After the governor pardoned him a year later, a mere shadow of himself, he left Hite and the crowds and moved to the isolated Ticaboo Canyon where he became friends with his nearest neighbor, Bert Loper. He died in 1914.
In the 1930s, Arthur Chaffin established a farm at Hite, raising, among other things, dates, figs, nuts, pomegranates, melons, and grapes.
In the 1940s, often doing the work himself, he was relentless in promoting and creating a road that would allow tourists to travel through White Canyon Country.
That road eventually became Highway 95. He also created a ferry at Dandy Crossing powered by a Model A frame and engine.

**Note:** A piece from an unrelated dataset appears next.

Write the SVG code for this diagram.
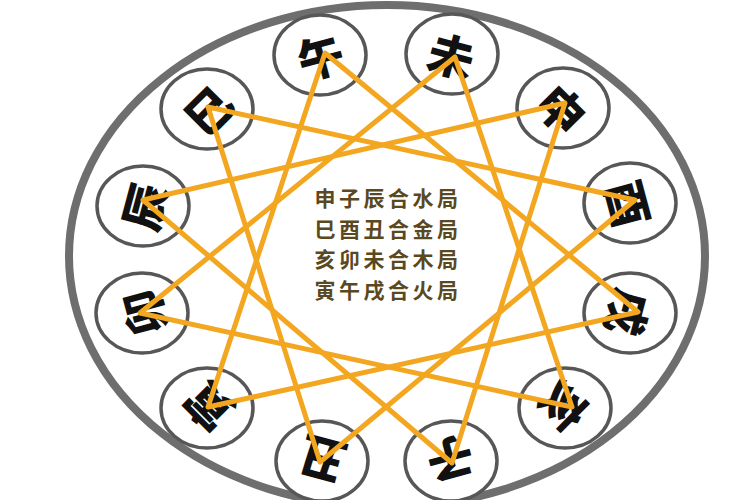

My hubby and I had become fascinated by the country and its history after our search for Bert Loper’s Hermitage, so after Ted clambered back up the cliff, we headed across country toward the Colorado River where we thought there should be evidence of an old road leading to the Hite township even if the village itself was under water.

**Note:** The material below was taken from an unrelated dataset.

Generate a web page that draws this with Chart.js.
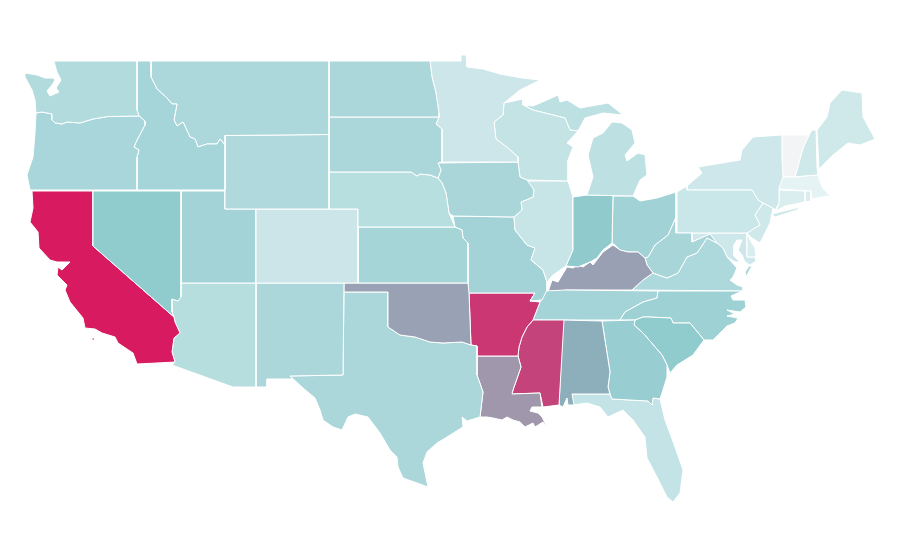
<!DOCTYPE html>
<html>
<head>
<meta charset="utf-8">
<title>US states map</title>
<script src="https://cdn.jsdelivr.net/npm/chart.js@4"></script>
<style>
  html, body { margin: 0; background: #fff; }
  canvas { display: block; }
</style>
</head>
<body>
<canvas id="map" width="900" height="560"></canvas>
<script>
/* ---- shared state borders, in map units ---- */
const idMt = [[137,61],[151,61],[151,77],[157,89],[167,98],[172,104],[177,104],[174,120],[177,126],[183,122],[190,137],[195,139],[198,147],[207,144],[217,144],[220,139],[225,145]];
const orId = [[139,116],[145,121],[145,125],[137,140],[134,147],[139,150],[137,157],[137,190]];
const waOr = [[139,116],[108,116.5],[93,119],[80,123],[67,122],[62,124],[55,123],[52,120],[52,114],[42,112],[36,113]];
const caAz = [[174,317],[175,322],[180,333],[174,338],[172,352],[175,362]];
const nvAz = [[181,297],[178,301],[172,299],[172,312],[174,317]];
const sdIa = [[442,162],[438,163],[441,170],[438,178]];
const neIa = [[438,178],[442,183],[446,193],[449,213],[453,216]];
const mnWi = [[504,103],[503,115],[494,122],[496,139],[508,148],[518,157],[518,162]];
const iaIl = [[518,162],[520,177],[527,180],[534,190],[533,197],[521,202],[522,210],[514,217]];
const moIl = [[514,217],[515,230],[527,245],[535,248],[531,260],[543,270],[547,282]];
const okTx = [[388,292],[388,327],[400,335],[415,337],[430,342],[443,343],[462,342],[471,345],[477,346]];
const arMs = [[533,320],[527,327],[522,337],[519,347],[518,356]];
const laMs = [[518,356],[521,367],[513,390],[512,394],[540,393],[542,407]];
const alGa = [[602,321],[610,372],[608,387],[610,394]];
const gaSc = [[635,320],[634,325],[643,333],[662,355],[667,365]];
const ncSc = [[643,317],[648,317],[671,318],[673,323],[690,323],[704,340]];
const tnNc = [[658,291],[657,298],[643,302],[625,312],[620,320]];
const kyOh = [[612,243],[615,245],[620,250],[628,252],[638,252],[645,258]];
const ohWv = [[645,258],[648,257],[655,245],[668,235],[676,217]];
const wvVa = [[653,273],[667,278],[678,273],[687,257],[697,253],[707,238],[717,243]];
const nyPa = [[687,190],[752,190],[758,200],[763,203]];
const paNj = [[763,203],[755,215],[760,225],[747,233]];
const vtNh = [[809,135],[803,148],[795,177]];

/* ---- state outlines ---- */
const WA = [[54,61],[137,61],[137,110],...waOr,[35,100],[32,90],[25,77],[25,73],[37,75],[45,78],[53,78],[55,80],[52,85],[47,91],[50,96],[59,92],[56,88],[61,80],[57,72],[55,65]];
const OR = [[36,113],...waOr.slice().reverse().slice(1),...orId,[30,190],[27,175],[33,157],[35,133]];
const ID = [...idMt,[225,190],[137,190],...orId.slice().reverse().slice(1),[137,110]];
const MT = [[151,61],[329,61],[329,134.5],[280,135],[225,135.5],...idMt.slice(1).reverse()];
const WY = [[225,135.5],[280,135],[329,134.5],[329,209],[225,209]];
const ND = [[329,61],[430,61],[432,77],[436,93],[439,113],[439,117],[329,117]];
const SD = [[329,117],[439,117],[436,124],[442,129],...sdIa,[430,175],[420,174],[417,176],[411,172],[329,172]];
const NE = [[329,172],[411,172],[417,176],[420,174],[430,175],...neIa.slice(0,4),[455,227],[358,227],[358,209],[329,209]];
const CO = [[256,209],[358,209],[358,283],[256,283]];
const KS = [[358,227],[455,227],[462,230],[463,238],[468,243],[468,283],[358,283]];
const NV = [[93,191],[181,191],...nvAz,[93,246]];
const CA = [[32,191],[93,191],[93,246],...caAz,[157,363],[137,364],[133,353],[118,343],[115,337],[102,333],[95,329],[85,328],[83,318],[70,302],[65,290],[67,285],[57,275],[58,267],[62,270],[70,262],[57,262],[50,260],[39,248],[38,232],[30,222],[33,208]];
const caIsland = [[92,338],[94.5,338],[94.5,340],[92,340]];
const UT = [[181,191],[225,191],[225,209],[256,209],[256,283],[181,283]];
const AZ = [[181,283],[256,283],[256,387],[233,387],[172,365],...caAz.slice().reverse().slice(0,-1),...nvAz.slice().reverse().slice(0,-1)];
const NM = [[256,283],[344,283],[343,375],[290,376],[293,379],[267,379],[267,387],[256,387]];
const OK = [[344,283],[468,283],[469,293],[471,345],...okTx.slice(0,8).reverse().slice(1),[388,292],[344,292]];
const TX = [[344,292],...okTx,[477,375],[483,392],[480,417],[467,421],[462,417],[463,427],[447,437],[437,443],[427,452],[423,463],[428,487],[417,483],[403,478],[398,467],[397,457],[390,450],[380,433],[368,417],[355,414],[348,417],[342,430],[333,427],[323,420],[320,410],[315,398],[303,388],[290,376],[343,375]];
const MN = [[430,61],[461,61],[461,55],[466,55],[467,67],[483,69],[500,74],[522,78],[540,80],[520,90],...mnWi,[442,162],[442,129],[436,124],[439,117],[439,113],[436,93],[432,77]];
const IA = [...iaIl,[453,216],...neIa.slice(0,4).reverse(),...sdIa.slice(0,3).reverse().slice(0,-1)];
const WI = [[504,103],[523,99],[523,105],[533,110],[565,118],[570,130],[578,131],[567,143],[573,147],[568,160],[568,181],[527,180],[520,177],[518,162],...mnWi.slice(0,-1).reverse().slice(0,-1)];
const MI_up = [[524,105],[533,106],[547,100],[558,95],[560,102],[567,100],[580,108],[608,103],[623,115],[603,113],[585,118],[578,131],[570,130],[565,118],[533,110]];
const MI_low = [[587,195],[633,196],[640,180],[647,175],[645,155],[638,153],[627,161],[625,155],[635,143],[632,130],[622,123],[612,122],[603,133],[593,138],[588,155],[593,177]];
const IN = [[573,197],[587,195],[613,195],[612,243],[603,250],[597,258],[590,262],[578,267],[566,266],[573,250]];
const IL = [[527,181],[568,181],[573,197],[573,250],[566,266],[553,275],...moIl.slice().reverse(),...iaIl.slice(3,8).reverse().slice(1)];
const MO = [[453,216],...moIl,[547,290],[542,300],[530,301],[535,293],[468,293],[468,243],[463,238],[462,230],[455,227]];
const AR = [[469,293],[535,293],[530,301],[540,302],...arMs,[477,356],[477,346],[471,345]];
const LA = [[477,356],...laMs,[532,407],[530,411],[538,413],[542,417],[548,429],[543,422],[535,427],[533,423],[525,427],[520,422],[513,420],[507,417],[502,420],[493,418],[487,417],[480,417],[483,392],[477,375]];
const MS = [[533,320],[564,320],[559,405],[543,407],...laMs.slice().reverse().slice(1),[519,347],[522,337],[527,327]];
const AL = [[563,320],...alGa,[572,394],[574,405],[568,405],[567,398],[563,407],[559,405]];
const GA = [...alGa,[612,399],[648,401],[652,405],[653,398],[660,399],[662,393],[667,377],...gaSc.slice().reverse()];
const FL = [[572,394],[610,394],[612,399],[648,401],[652,405],[653,398],[660,399],[665,420],[675,447],[683,470],[680,493],[673,502],[667,497],[657,477],[647,458],[645,437],[633,420],[623,410],[608,417],[600,407],[587,403],[573,405]];
const SC = [...gaSc,[670,373],[677,365],[693,355],[704,340],...ncSc.slice().reverse().slice(1)];
const NC = [[620,320],[635,320],...ncSc,[713,340],[727,326],[735,323],[738,318],[727,316],[735,314],[727,310],[740,312],[746,307],[745,300],[733,300],[731,296],[742,291],[667,291],...tnNc];
const TN = [[545,291],[565,290],...tnNc,[563,320],[533,320],[540,302]];
const KY = [[548,292],[552,280],[558,282],[567,267],[573,268],[578,265],[583,267],[590,262],[593,265],[603,252],[613,245],[620,250],[628,252],[638,252],[645,258],[647,265],[653,273],[643,280],[632,290],[565,290],[565,292]];
const OH = [[613,196],[633,196],[640,201],[657,198],[676,192],[676,217],...ohWv.slice().reverse().slice(1),...kyOh.slice().reverse().slice(1)];
const WV = [[676,217],[676,233],[692,233],[692,242],[710,234],[717,243],...wvVa.slice().reverse().slice(1),[647,265],...ohWv.slice(0,4)];
const VA = [[632,290],[643,280],...wvVa,[723,248],[727,257],[737,268],[733,277],[730,280],[737,285],[743,287],[743,291]];
const vaTip = [[749,266],[752,266],[746,277],[745,272]];
const PA = [[677,192],[687,186],...nyPa,...paNj.slice(1),[677,233]];
const NY = [...nyPa,[773,208],[775,210],[779,203],[779,188],[783,177],[782,157],[782,135],[753,137],[742,150],[740,160],[698,167],[702,173],[687,186]];
const longIsland = [[772,214],[800,207],[797,210],[775,217]];
const NJ = [[763,203],[773,208],[772,213],[770,223],[760,243],[752,238],[747,233],[760,225],[755,215]];
const DE = [[747,233],[750,240],[755,248],[756,257],[747,257]];
const MD = [[692,233],[747,233],[747,257],[755,257],[756,261],[750,265],[745,262],[742,255],[738,250],[742,240],[737,240],[734,245],[734,256],[740,262],[735,262],[727,257],[723,248],[717,243],[710,234],[692,242]];
const CT = [[779,190],[805,191],[805,202],[785,206],[776,211],[779,203]];
const RI = [[805,191],[811,191],[811,201],[805,202]];
const MA = [[781,177],[795,177],[818,175],[822,187],[830,196],[822,197],[812,199],[811,191],[779,189]];
const VT = [[782,135],[809,135],[803,148],[795,177],[783,177],[782,157]];
const NH = [[812,130],[816,130],[817,168],[818,175],[795,177],...vtNh.slice(0,2).reverse()];
const ME = [[817,130],[827,117],[830,103],[842,90],[862,93],[863,117],[875,139],[860,145],[848,143],[833,155],[819,169]];

const stateOutlines = [WA, OR, ID, MT, WY, ND, SD, NE, CO, KS, NV, CA, caIsland, UT, AZ, NM, OK, TX, MN, IA, WI, MI_up, MI_low, IN, IL, MO, AR, LA, MS, AL, GA, FL, SC, NC, TN, KY, OH, WV, VA, vaTip, PA, NY, longIsland, NJ, DE, MD, CT, RI, MA, VT, NH, ME];
const stateColors = ['#b2dbde', '#a9d6da', '#a5d5d8', '#add8db', '#afd9dc', '#acd7da', '#acd7da', '#b8dfdf', '#cce5e9', '#a6d5d8', '#90cbce', '#d81b60', '#d81b60', '#a3d3d6', '#b7dede', '#abd7da', '#99a1b4', '#abd7da', '#cce6ea', '#aad6d9', '#c4e3e5', '#bde0e2', '#bde0e2', '#90cacd', '#c7e5e7', '#a3d3d6', '#cb3773', '#a097ac', '#c4437a', '#8dafbc', '#98ced1', '#c3e3e6', '#90cbcd', '#9ed1d4', '#a4d4d7', '#9aa0b4', '#a1d2d5', '#a7d5d8', '#aed9dc', '#aed9dc', '#c9e6e9', '#cee7ea', '#cee7ea', '#cfe8ea', '#d8edef', '#cde7ea', '#daeef0', '#daeef0', '#e6f3f5', '#f3f4f6', '#cfe8ea', '#cfe8ea'];

const datasets = stateOutlines.map((outline, i) => {
  const closed = [...outline, outline[0]];
  return {
    data: closed.map(([x, y]) => ({ x, y })),
    showLine: true,
    fill: 'shape',
    backgroundColor: stateColors[i],
    borderColor: '#ffffff',
    borderWidth: 1,
    borderJoinStyle: 'round',
    pointRadius: 0,
    tension: 0,
  };
});

new Chart(document.getElementById('map'), {
  type: 'scatter',
  data: { datasets },
  options: {
    responsive: false,
    animation: false,
    layout: { padding: 0 },
    plugins: { legend: { display: false }, tooltip: { enabled: false } },
    scales: {
      x: { type: 'linear', min: 0, max: 900, display: false },
      y: { type: 'linear', min: 0, max: 560, reverse: true, display: false },
    },
  },
});
</script>
</body>
</html>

We walked down a wash, avoiding large pools of water, and then climbed onto a mesa with beautiful, sculpted red sandstone formations. At one point, we saw a downed utility pole, but we couldn’t spot a road.
When we finally came to the edge of the mesa, we looked across the river’s oxbow curve for signs of the historic settlement, but without any luck.
After eating lunch, we started the hike back to our Jeep until we came to the cliff where I’d tried to imitate Superman, but descending wasn’t a problem, and we were soon back at our vehicle.
Once there, I couldn’t help but reflect on the life of Cass Hite. As an explorer and prospector in the Colorado River canyons, he’d enjoyed a rich life full of adventure, discovery, and fame.
Although it probably wasn’t the kind of richness he’d once coveted, Tom McCourt dubbed him the “King of the Colorado,” and although he’d lived alone after his prison stay, he was deeply mourned by family and friends, especially Bert Loper who, when he heard the news of his death, wrote, “a feeling of such desolation swept over me.”
He dug Hite’s grave in the canyon “where he so happily lived.”
Like The Hermitage, Hite, and the Chaffin ranch and ferry, Cass’s grave disappeared beneath the waters of Lake Powell, but the legends live on.